— Task requirements —
Quote the entries in full, character for character, without their images.

— Extracted material —

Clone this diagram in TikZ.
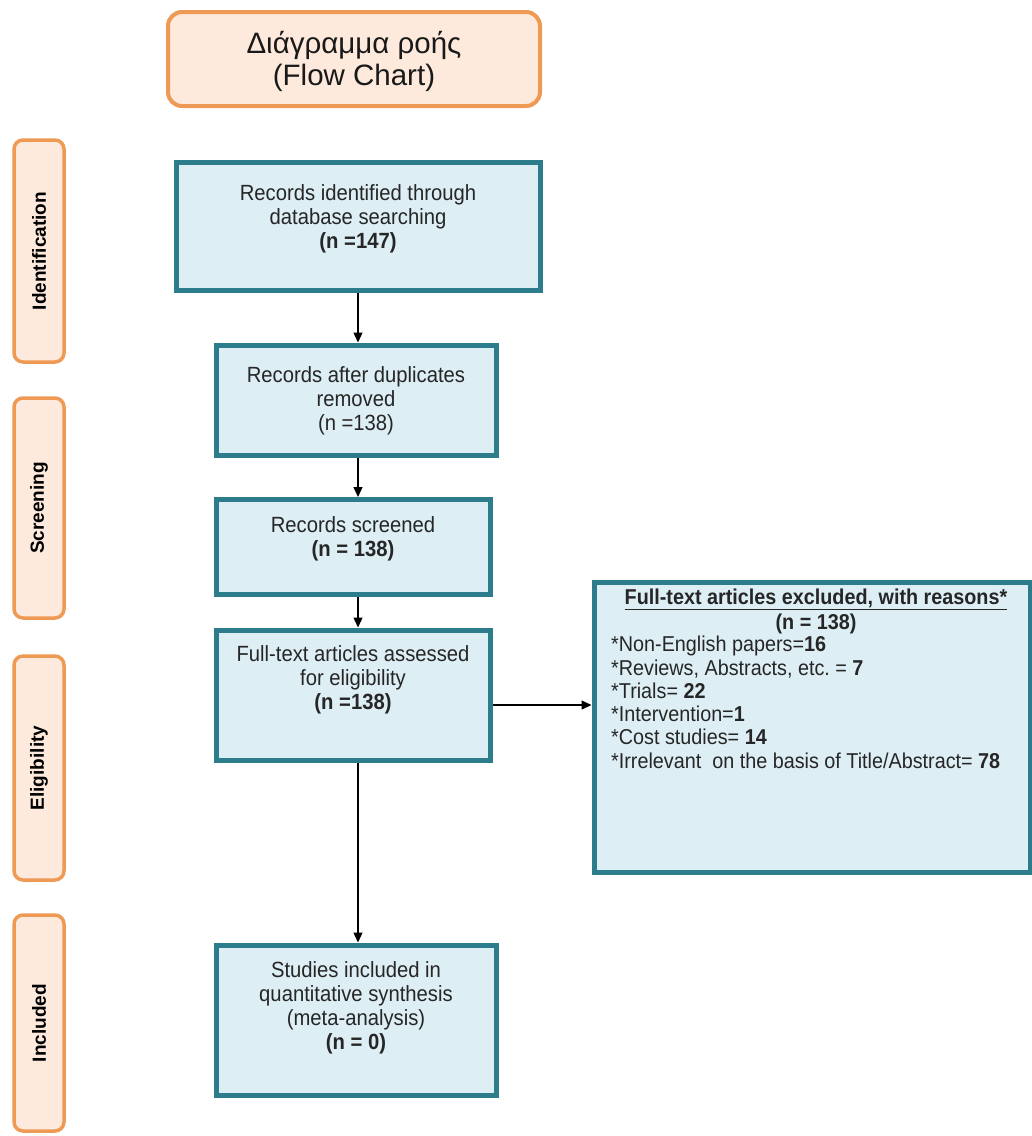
\documentclass[tikz,border=0pt]{standalone}
\usepackage{fontspec}
\setmainfont{Liberation Sans}
\newfontfamily\narrowf{Liberation Sans}[FakeStretch=0.92]
\usetikzlibrary{arrows.meta}
\definecolor{tealb}{HTML}{2D7C8B}
\definecolor{bluef}{HTML}{DDEEF5}
\definecolor{orab}{HTML}{EE9A55}
\definecolor{oraf}{HTML}{FDEADC}
\tikzset{
  bluebox/.style={draw=tealb, line width=5pt, fill=bluef, inner sep=0pt},
  sidebox/.style={draw=orab, line width=3.5pt, fill=oraf, rounded corners=9pt, inner sep=0pt, minimum width=50pt},
  titlebox/.style={draw=orab, line width=4pt, fill=oraf, rounded corners=14pt, inner sep=0pt},
  txt/.style={align=center, font=\narrowf\fontsize{22}{24}\selectfont, text=black!85, inner sep=0pt},
  sidetxt/.style={rotate=90, font=\fontsize{19}{22}\selectfont\bfseries, inner sep=0pt},
  conn/.style={line width=1.3pt, -{Triangle[width=9pt,length=10pt]}}
}
\begin{document}
\begin{tikzpicture}[x=1pt,y=-1pt]
\useasboundingbox (0,0) rectangle (1032,1136);
% title
\node[titlebox, minimum width=372pt, minimum height=94pt] (title) at (354,59) {};
\node[align=center, font=\fontsize{29.5}{32}\selectfont, text=black!90, inner sep=0pt] (titletxt) at (354,61) {Διάγραμμα ροής\\(Flow Chart)};
% side labels
\node[sidebox, minimum height=222pt] (s1) at (39,251) {};
\node[sidetxt] (s1t) at (39,251) {Identification};
\node[sidebox, minimum height=220pt] (s2) at (39,508) {};
\node[sidetxt] (s2t) at (39,508) {Screening};
\node[sidebox, minimum height=224pt] (s3) at (39,768) {};
\node[sidetxt] (s3t) at (39,768) {Eligibility};
\node[sidebox, minimum height=216pt] (s4) at (39,1023) {};
\node[sidetxt] (s4t) at (39,1023) {Included};
% boxes
\node[bluebox, minimum width=364pt, minimum height=128pt] (b1) at (358,226) {};
\node[txt] (t1) at (358,219) {Records identified through\\database searching\\\textbf{(n =147)}};
\node[bluebox, minimum width=280pt, minimum height=110pt] (b2) at (356,400) {};
\node[txt] (t2) at (356,401) {Records after duplicates\\removed\\(n =138)};
\node[bluebox, minimum width=274pt, minimum height=95pt] (b3) at (353,547) {};
\node[txt] (t3) at (353,539) {Records screened\\\textbf{(n = 138)}};
\node[bluebox, minimum width=274pt, minimum height=130pt] (b4) at (353,695) {};
\node[txt] (t4) at (353,680) {Full-text articles assessed\\for eligibility\\\textbf{(n =138)}};
\node[bluebox, minimum width=436pt, minimum height=290pt] (b5) at (812,727) {};
\node[txt, font=\narrowf\fontsize{21.5}{25}\selectfont] (t5a) at (816,611) {\textbf{\underline{Full-text articles excluded, with reasons*}}\\\textbf{(n = 138)}};
\node[txt, align=left, anchor=north west, font=\narrowf\fontsize{21.5}{23.3}\selectfont] (t5b) at (611,636) {*Non-English papers=\textbf{16}\\*Reviews, Abstracts, etc.\ = \textbf{7}\\*Trials= \textbf{22}\\*Intervention=\textbf{1}\\*Cost studies= \textbf{14}\\*Irrelevant \ on the basis of Title/Abstract= \textbf{78}};
\node[bluebox, minimum width=280pt, minimum height=150pt] (b6) at (356,1020) {};
\node[txt] (t6) at (356,1008) {Studies included in\\quantitative synthesis\\(meta-analysis)\\\textbf{(n = 0)}};
% connectors
\draw[conn] (b1.south -| 358,0) -- (b2.north -| 358,0);
\draw[conn] (b2.south -| 358,0) -- (b3.north -| 358,0);
\draw[conn] (b3.south -| 358,0) -- (b4.north -| 358,0);
\draw[conn] (b4.south -| 358,0) -- (b6.north -| 358,0);
\draw[conn] (b4.east |- 0,705) -- (b5.west |- 0,705);
\end{tikzpicture}
\end{document}
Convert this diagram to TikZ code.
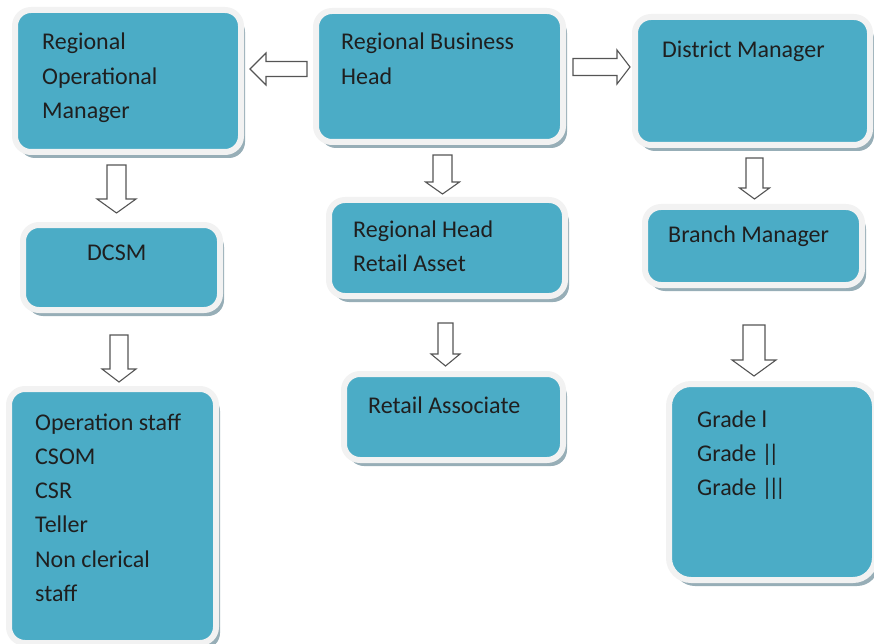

— Final answer —
Clone this diagram in TikZ.
\documentclass[tikz,border=0pt]{standalone}
\usepackage{fontspec}
\setmainfont{Liberation Sans}
\newfontfamily\narrowf{Liberation Sans}[FakeStretch=0.92]
\usetikzlibrary{arrows.meta}
\definecolor{tealb}{HTML}{2D7C8B}
\definecolor{bluef}{HTML}{DDEEF5}
\definecolor{orab}{HTML}{EE9A55}
\definecolor{oraf}{HTML}{FDEADC}
\tikzset{
  bluebox/.style={draw=tealb, line width=5pt, fill=bluef, inner sep=0pt},
  sidebox/.style={draw=orab, line width=3.5pt, fill=oraf, rounded corners=9pt, inner sep=0pt, minimum width=50pt},
  titlebox/.style={draw=orab, line width=4pt, fill=oraf, rounded corners=14pt, inner sep=0pt},
  txt/.style={align=center, font=\narrowf\fontsize{22}{24}\selectfont, text=black!85, inner sep=0pt},
  sidetxt/.style={rotate=90, font=\fontsize{19}{22}\selectfont\bfseries, inner sep=0pt},
  conn/.style={line width=1.3pt, -{Triangle[width=9pt,length=10pt]}}
}
\begin{document}
\begin{tikzpicture}[x=1pt,y=-1pt]
\useasboundingbox (0,0) rectangle (1032,1136);
% title
\node[titlebox, minimum width=372pt, minimum height=94pt] (title) at (354,59) {};
\node[align=center, font=\fontsize{29.5}{32}\selectfont, text=black!90, inner sep=0pt] (titletxt) at (354,61) {Διάγραμμα ροής\\(Flow Chart)};
% side labels
\node[sidebox, minimum height=222pt] (s1) at (39,251) {};
\node[sidetxt] (s1t) at (39,251) {Identification};
\node[sidebox, minimum height=220pt] (s2) at (39,508) {};
\node[sidetxt] (s2t) at (39,508) {Screening};
\node[sidebox, minimum height=224pt] (s3) at (39,768) {};
\node[sidetxt] (s3t) at (39,768) {Eligibility};
\node[sidebox, minimum height=216pt] (s4) at (39,1023) {};
\node[sidetxt] (s4t) at (39,1023) {Included};
% boxes
\node[bluebox, minimum width=364pt, minimum height=128pt] (b1) at (358,226) {};
\node[txt] (t1) at (358,219) {Records identified through\\database searching\\\textbf{(n =147)}};
\node[bluebox, minimum width=280pt, minimum height=110pt] (b2) at (356,400) {};
\node[txt] (t2) at (356,401) {Records after duplicates\\removed\\(n =138)};
\node[bluebox, minimum width=274pt, minimum height=95pt] (b3) at (353,547) {};
\node[txt] (t3) at (353,539) {Records screened\\\textbf{(n = 138)}};
\node[bluebox, minimum width=274pt, minimum height=130pt] (b4) at (353,695) {};
\node[txt] (t4) at (353,680) {Full-text articles assessed\\for eligibility\\\textbf{(n =138)}};
\node[bluebox, minimum width=436pt, minimum height=290pt] (b5) at (812,727) {};
\node[txt, font=\narrowf\fontsize{21.5}{25}\selectfont] (t5a) at (816,611) {\textbf{\underline{Full-text articles excluded, with reasons*}}\\\textbf{(n = 138)}};
\node[txt, align=left, anchor=north west, font=\narrowf\fontsize{21.5}{23.3}\selectfont] (t5b) at (611,636) {*Non-English papers=\textbf{16}\\*Reviews, Abstracts, etc.\ = \textbf{7}\\*Trials= \textbf{22}\\*Intervention=\textbf{1}\\*Cost studies= \textbf{14}\\*Irrelevant \ on the basis of Title/Abstract= \textbf{78}};
\node[bluebox, minimum width=280pt, minimum height=150pt] (b6) at (356,1020) {};
\node[txt] (t6) at (356,1008) {Studies included in\\quantitative synthesis\\(meta-analysis)\\\textbf{(n = 0)}};
% connectors
\draw[conn] (b1.south -| 358,0) -- (b2.north -| 358,0);
\draw[conn] (b2.south -| 358,0) -- (b3.north -| 358,0);
\draw[conn] (b3.south -| 358,0) -- (b4.north -| 358,0);
\draw[conn] (b4.south -| 358,0) -- (b6.north -| 358,0);
\draw[conn] (b4.east |- 0,705) -- (b5.west |- 0,705);
\end{tikzpicture}
\end{document}
Convert this diagram to TikZ code.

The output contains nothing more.